Once you have the list of matching skus, you can iterate through the array and build a query command that only returns the matching skus.

For an idea of performance, here's what we have found (doing the following steps):

  • Search ~171,000 items
  • Create list of all matching items
  • Query the database, returning only the matching items
  • Build full-blown items (similar to SmallItem class, but a lot more fields)
  • Populate a datagrid with the full-blow item objects.

On our mobile units, the entire process takes 2-4 seconds (takes 2 if we hit our match limit before we have searched all items... takes 4 seconds if we have to scan every item).

I've also tried doing this without unmanaged code and using String.IndexOf (and tried String.Contains... had same performance as IndexOf as it should). That way was much slower... about 25 seconds.

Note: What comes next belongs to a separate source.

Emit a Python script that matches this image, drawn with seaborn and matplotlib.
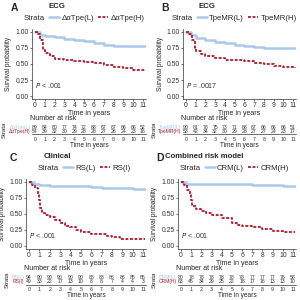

I've also tried using a StreamReader and a file containing lines of [Sku Number]|[Description]. The code was similar to the unmanaged code example. This way took about 15 seconds for an entire scan. Not too bad for speed, but not great. The file and StreamReader method has one advantage over the way I showed you though. The file can be created ahead of time. The way I showed you requires the memory and the initial time to load the List when the application starts up. For our 171,000 items, this takes about 2 minutes. If you can afford to wait for that initial load each time the app starts up (which can be done on a separate thread of course), then searching this way is the fastest way (that I've found at least).

Hope that helps.

PS - Thanks to Dolch for helping with some of the unmanaged code.

Jason Down